A simple wish and the Prince became the Sun.  He blazed, he blared, he razed.  Every living thing cowered before him.  He knew happiness and majesty, but only for a while.  For one day he felt his power over living things dwindle away.  He looked down in rage.  A storm cloud.  “What power has this storm cloud?  Stronger than I who beat upon peasants and Princes alike?  What power this storm cloud must know.”

A simple wish and the Sun became the Storm Cloud.  He thundered, he poured, he soaked, flooded and destroyed.  He knew power, happiness, and majesty, but not for long.  For one day he felt himself dissipate, his power diminished.  “What is this that could be more powerful than I who blot the sun from the sky?”  A Strong Wind blew to him to infinity but not before a wish.

The Storm Cloud became the Strong Wind, the most powerful thing that could possibly be.  He blew, tormented and raged, destroying crops, houses, lives.  He knew power.  He knew happiness.  He knew majesty.  Until the day the Strong Wind came across something he could not budge, knock down or destroy.  “What is this that could be more powerful than I, the Wind?  Is it possible for something to be more powerful than I?”  The Mountain didn’t have much to say, so it just sat there and shrugged his boulders.  (I couldn’t resist!)

A simple wish and the Strong Wind became the Mountain.  And there he sat, basking in his power, his majesty and happiness, unmoving, unyielding, seemingly resilient against all things.  The most powerful thing that could possibly be was he, the Mountain.  One day the Mountain felt something strange, something was breaking him apart, breaking him down, piece by piece.  He rumbled, “What is this thing that could be more powerful than I, the greatest Mountain since the first drop of magma cooled?”  He looked down, so far down he had to squint. 

There it was, the most powerful thing that could possibly be – a Stonecutter.

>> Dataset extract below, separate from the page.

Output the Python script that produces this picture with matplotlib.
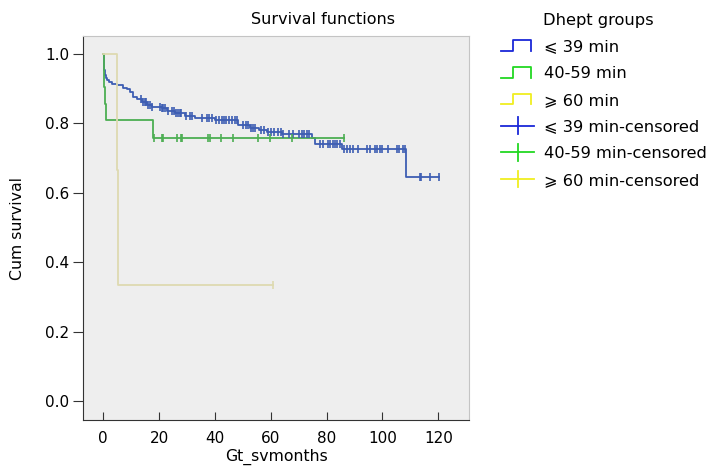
import numpy as np
import matplotlib.pyplot as plt
from matplotlib.lines import Line2D
from matplotlib.legend_handler import HandlerBase

# krzywa <=39 min: czasy zdarzen i przezycie po nich
blue_t = [0.2, 0.4, 0.6, 1.0, 1.5, 2.2, 3.0, 5.0, 7.0, 8.4, 9.6, 10.8, 12.0, 13.8, 15.6,
          17.3, 20.9, 22.7, 25.7, 29.3, 32.9, 40.0, 48.4, 52.5, 55.6, 58.5, 64.0, 74.7,
          75.9, 85.5, 108.5]
blue_s = [0.975, 0.955, 0.94, 0.932, 0.925, 0.918, 0.914, 0.911, 0.903, 0.898, 0.891,
          0.877, 0.87, 0.863, 0.853, 0.848, 0.843, 0.836, 0.829, 0.822, 0.817, 0.810,
          0.795, 0.788, 0.781, 0.776, 0.769, 0.757, 0.740, 0.725, 0.645]
blue_cens = [13.5, 14.2, 14.8, 15.2, 16.0, 16.6, 17.6, 20.2, 21.0, 21.5, 22.0, 23.2, 24.5,
             25.2, 26.0, 26.6, 27.3, 28.0, 29.8, 31.0, 31.8, 35.5, 37.0, 38.0, 39.0, 40.5,
             41.5, 42.5, 43.2, 44.0, 45.0, 46.0, 47.0, 47.8, 50.0, 51.0, 51.8, 52.8, 53.5,
             54.4, 56.5, 57.5, 59.0, 60.0, 61.0, 62.5, 63.5, 64.5, 66.5, 68.0, 70.0, 71.0,
             71.8, 72.8, 73.8, 77.6, 78.8, 80.6, 81.2, 82.4, 83.0, 83.6, 84.8, 86.1, 87.2,
             88.4, 89.5, 91.4, 94.4, 95.6, 97.4, 98.0, 99.1, 99.7, 102.1, 105.1, 106.0,
             107.5, 108.2, 113.3, 113.8, 117.1, 120.1]

# 40-59 min
green_t = [0.1, 0.3, 0.5, 0.8, 17.9]
green_s = [0.952, 0.905, 0.857, 0.810, 0.759]
green_cens = [18.2, 20.9, 21.5, 26.3, 27.8, 28.3, 37.6, 38.2, 42.2, 46.6, 55.3, 59.7,
              67.5, 86.3]

# >=60 min
yellow_t = [4.8, 5.2]
yellow_s = [0.667, 0.333]
yellow_cens = [60.9]

labels = ["\u2a7d 39 min", "40-59 min", "\u2a7e 60 min",
          "\u2a7d 39 min-censored", "40-59 min-censored", "\u2a7e 60 min-censored"]
plot_colors = ['#3d5db3', '#4cae52', '#dedab0']
leg_colors = ['#1a28d8', '#22d822', '#f0ee20']

plt.rcParams['font.family'] = ['DejaVu Sans', 'Noto Sans CJK SC']


def km(ax, t, s, cens, color):
    t_all = np.r_[0.0, t]
    s_all = np.r_[1.0, s]
    end = max(cens[-1], t_all[-1])
    tx = np.r_[t_all, end]
    sx = np.r_[s_all, s_all[-1]]
    ax.step(tx, sx, where='post', color=color, lw=1.3, zorder=3)
    idx = np.searchsorted(t_all, cens, side='right') - 1
    ax.plot(cens, s_all[idx], ls='none', marker='|', ms=6, mew=1.2,
            color=color, zorder=4)


class StepHandler(HandlerBase):
    def create_artists(self, legend, orig, xd, yd, w, h, fontsize, trans):
        x0, y0 = -xd, -yd
        xs = [x0, x0 + w * 0.38, x0 + w * 0.38, x0 + w, x0 + w]
        ys = [y0, y0, y0 + h, y0 + h, y0]
        ln = Line2D(xs, ys, color=orig.get_color(), lw=1.3, transform=trans)
        return [ln]


class CensHandler(HandlerBase):
    def create_artists(self, legend, orig, xd, yd, w, h, fontsize, trans):
        x0, y0 = -xd, -yd
        ln = Line2D([x0, x0 + w * 1.1], [y0 + h / 2, y0 + h / 2],
                    color=orig.get_color(), lw=1.3, transform=trans)
        tk = Line2D([x0 + w * 0.55, x0 + w * 0.55], [y0 - h * 0.3, y0 + h * 1.3],
                    color=orig.get_color(), lw=1.3, transform=trans)
        return [ln, tk]


fig = plt.figure(figsize=(7.08, 4.70), dpi=100)
ax = fig.add_axes([83 / 708, 1 - 420 / 470, (469 - 83) / 708, (420 - 36) / 470])
ax.set_facecolor('#eeeeee')

km(ax, blue_t, blue_s, blue_cens, plot_colors[0])
km(ax, green_t, green_s, green_cens, plot_colors[1])
km(ax, yellow_t, yellow_s, yellow_cens, plot_colors[2])

ax.set_xlim(-7.27, 131.0)
ax.set_ylim(-0.055, 1.052)
ax.set_xticks(range(0, 121, 20))
ax.set_yticks([0.0, 0.2, 0.4, 0.6, 0.8, 1.0])
ax.set_yticklabels(['0.0', '0.2', '0.4', '0.6', '0.8', '1.0'])
ax.tick_params(axis='x', direction='in', length=6, pad=8, labelsize=11, color='#333333')
ax.tick_params(axis='y', direction='out', length=7, pad=3, labelsize=11, color='#333333')
for sp in ['left', 'bottom']:
    ax.spines[sp].set_color('#333333')
for sp in ['top', 'right']:
    ax.spines[sp].set_color('#c4c4c4')

ax.set_xlabel('Gt_svmonths', fontsize=11.3, labelpad=2)
ax.set_ylabel('Cum survival', fontsize=11.3, labelpad=14)
fig.text(323 / 708, 1 - 20 / 470, 'Survival functions', fontsize=11.5,
         ha='center', va='center')

handles = []
for c in leg_colors:
    handles.append(Line2D([], [], color=c))
cens_handles = []
for c in leg_colors:
    cens_handles.append(Line2D([], [], color=c, marker='|'))
hmap = {h: StepHandler() for h in handles}
hmap.update({h: CensHandler() for h in cens_handles})

fig.text(543 / 708, 1 - 20 / 470, 'Dhept groups', fontsize=11.7, ha='left', va='center')
fig.legend(handles + cens_handles, labels, handler_map=hmap,
           loc='upper left', bbox_to_anchor=(490 / 708, 1 - 28 / 470),
           frameon=False, fontsize=11.7, handlelength=1.85, handleheight=0.6,
           handletextpad=0.75, labelspacing=0.72, borderpad=0.2)

fig.savefig('out.png', dpi=100)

 Wisdom from the sages of the ages.  Powerful, huh?


491 Words to Mine Self

February 2, 2008

Living in defiant compliance to the appliance of science.  Where does religion fit into the equation?  Does God have anything to do with religion?  What if the preachers are wrong and their concept of an omnipotent and ever present deity doesn’t jive with post-reality?  Why does wisdom begin with the ‘fear of God’?  Why do you need to fear your supposed creator?  It’s the preacher who wants you frightened, easier to persuade and control you when you’re afraid.  Preachers can’t stand up to logic because there is no logic in religion, no logic to God, no logic in a singularity.  It doesn’t make sense.  Have faith, my child – or so they told me.  I wonder…how strong would any Church be if it was built upon faith alone?  I simply don’t understand religion.  I am sorry, but don’t you have any of your own ideas?  Do you really live your life and think your thoughts as would a pious person?  Probably not.  I would say the pious person is a myth, another reflection on Socrates’ cave wall.  We all want to kill someone.  We all want to hate.  No one tells the truth all the time.  That’s why no one truly trusts anyone else.  We live in a world of deception, confusion and interference.  No wonder you seek for someone else to tell you how to be and what to do, but it’s not you and you can feel it.  The deep inner frustration of unfulfilment (I know it’s not a word, but I like the sound of it!).  You can’t wait for something you don’t know to happen, it might never be.  You have to take advantage of now.  Something (anything) is manifest quicker by work than by wish.  Or you can sit on an uncomfortable pew and lament about your pain.  The two worlds of self and God cannot co-exist.  They tear each other apart and the tatters are remnants of what we hoped we could be, but are not.  If everyone’s on stage, there couldn’t be an audience.  Do you understand what that means?


Fatherhood (A First For Me)

December 9, 2007

I’m going to be a father.  Holy jumpin’, look at me, a father?!  I have so much work to do on myself before I can be a reliable guide.  I’m frightened sometimes.  Overwhelmed at other times.  Excited too.  All sorts of emotions, fears and fantasies are engaged in fabricating this certain surreality surrounding me.

I am in love with the baby’s mother.  I love the baby.  I want them to be happy, comfortable and safe.

But, holy shit!  Can I do this?  I know I can, but there’s that damned part of me that won’t let the rest of me relax until I know for certain.  So I push myself too hard – all work and no play sort of mentality.  Mind you, some of my work is play.

I haven’t been writing here because I’ve used every spare moment to write and edit the first draft of a new screenplay.  Writing here is a frivolous waste of my precious time, but I like it.  The story is pretty good.  I was hoping to squeeze another in before Christmas, but it isn’t looking good.

All these things – work, writing, fears, fantasies – slip away when I see something like this…Ultrasound (Dec 05 07)

This is our baby @ 12 weeks, 4 days.  In a freakish twist of fate, I was allowed to watch the entire ultrasound session (Wednesday past).  Wow!  Alive and kicking.  And that’s all that matters.  This feeling overwhelms me.  We’re a family.  And tears swell up in my eyes.  I get that painful lump in my throat.  I grow lost in some endorphin enriched sensation of perfection.  My family.  Beautiful mother and child.  A miracle in the making.  Mind blowing, all encompassing love and compassion.

In these moments, I drop my guard on the backdoor of my consciousness and my fears flood unobstructed through to the very sensitive centre of my being.  This feeling, not a nice feeling, is what wakes me up most mornings.

Can I give my family the life I think they deserve?